Blending is the operation of combining components of different viscosities and/or densities to produce a material with uniform properties throughout, such that it will not separate with time.
We subdivide blending into two broad classifications;
Low Viscosity - < 50,000 cp
High Viscosity - > 50,000 cp
Blending is divided this way because different impellers are used in high viscosities vs. low viscosities. To be used only as a guideline in determining what types of impellers should be considered.

Blending of high-viscosity materials, which are almost always pseudo-plastic, involves a different concept. The degree of pseudo-plasticity is determined by the exponent n in the equation
shear stress = K(shear rate)^n with value 1 for Newtonian fluids and a value less than 1 representing the degree of decrease of viscosity with an increase in shear rate.
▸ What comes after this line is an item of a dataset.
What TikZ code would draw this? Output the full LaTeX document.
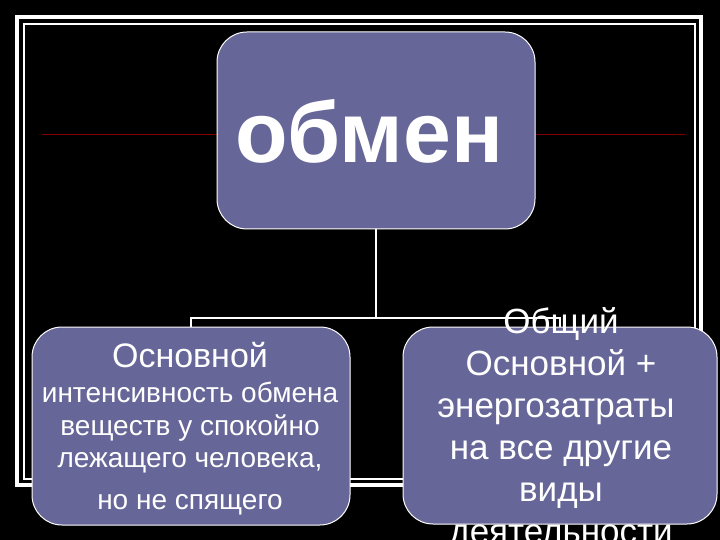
\documentclass[tikz,border=0pt]{standalone}
\usepackage{fontspec}
\setmainfont{Liberation Sans}
\usepackage{tikz}

\definecolor{boxfill}{RGB}{102,102,153}
\definecolor{darkline}{RGB}{128,0,0}

\tikzset{
  unitbox/.style={draw=white, line width=1pt, fill=boxfill, rounded corners=30pt, inner sep=0pt},
  wtext/.style={text=white, inner sep=0pt, anchor=base},
  conn/.style={draw=white, line width=2pt}
}

\begin{document}
\begin{tikzpicture}[x=1pt, y=-1pt]
\fill[black] (0,0) rectangle (720,540);
\useasboundingbox (0,0) rectangle (720,540);
% frame
\draw[white, line width=4pt] (17,17) rectangle (701,485);
\draw[white, line width=1.5pt] (24,24) rectangle (695,479);
\draw[darkline, line width=1pt] (42,135) -- (685,135);
% boxes
\node[unitbox, minimum width=318pt, minimum height=197pt] (obmen) at (376,130.5) {};
\node[unitbox, minimum width=318pt, minimum height=198pt] (basal) at (191,426) {};
\node[unitbox, minimum width=314pt, minimum height=197pt] (total) at (560,425.5) {};
% connectors
\coordinate (split) at (376,318);
\draw[conn] (obmen.south) -- (split);
\draw[conn] (split) -| (basal.north);
\draw[conn] (split) -| (total.north);
% texts
\node[wtext] (obmentext) at (369,163) {\fontsize{86}{90}\selectfont\bfseries обмен};
\node[wtext] (b1) at (190,367) {\fontsize{34}{38}\selectfont Основной};
\node[wtext] (b2) at (190,402) {\fontsize{28}{32}\selectfont интенсивность обмена};
\node[wtext] (b3) at (190,435) {\fontsize{28}{32}\selectfont веществ у спокойно};
\node[wtext] (b4) at (190,467) {\fontsize{28}{32}\selectfont лежащего человека,};
\node[wtext] (b5) at (190,509) {\fontsize{28}{32}\selectfont но не спящего};
\node[wtext] (t1) at (561,333) {\fontsize{35}{38}\selectfont Общий};
\node[wtext] (t2) at (561,375) {\fontsize{35}{38}\selectfont Основной +};
\node[wtext] (t3) at (556,417) {\fontsize{35}{38}\selectfont энергозатраты};
\node[wtext] (t4) at (561,459) {\fontsize{35}{38}\selectfont на все другие};
\node[wtext] (t5) at (561,501) {\fontsize{35}{38}\selectfont виды};
\node[wtext] (t6) at (561,543) {\fontsize{35}{38}\selectfont деятельности};
\end{tikzpicture}
\end{document}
For very viscous materials (on the order of 50 mcP and higher), the helical impeller is often used. Many times this is a double helix, in which pumping on the outside is done by the outer flight, while pumping on the inside is done by the inner flight. Reverse rotation, of course, re­verses the direction of the flow in the tank. These impellers typically run at about 5-15 rpm and have the unique characteristics that the circulating time and blend time are not a function of the viscosity of the fluid. At a given velocity, there is a certain turnover time for a given ZIT ratio, and changing viscosity does not affect that parameter, nor does the degree of pseudo-plasticity affect it. However, the power is directly proportional to the viscosity at the shear rate of the impeller, and so doubling or tripling the viscosity at the impeller shear rate will cause an increase of power of two or three times, even though circulation time will remain the same. Helical impellers are very effective for macroscale blending, but do not typically have the microscale shear rate required for some types of uniformity requirements or process restraints.

Double Helix Impeller

Open impellers, such as the axial flow turbine or the radial flow turbine, may also be used in high-viscosity pseudo-plastic fluids. These require a level of power four to five times higher than the helical impeller, but only cost about one-third as much. Another economic comparison is possible to see which is the most effective for a given operation. This higher power level, however, does provide a different level of microscale blending. Occasionally the flow from a blend system with a helical impeller will be passed through a mechanical type of line blender, which imparts a higher level of microscale mixing.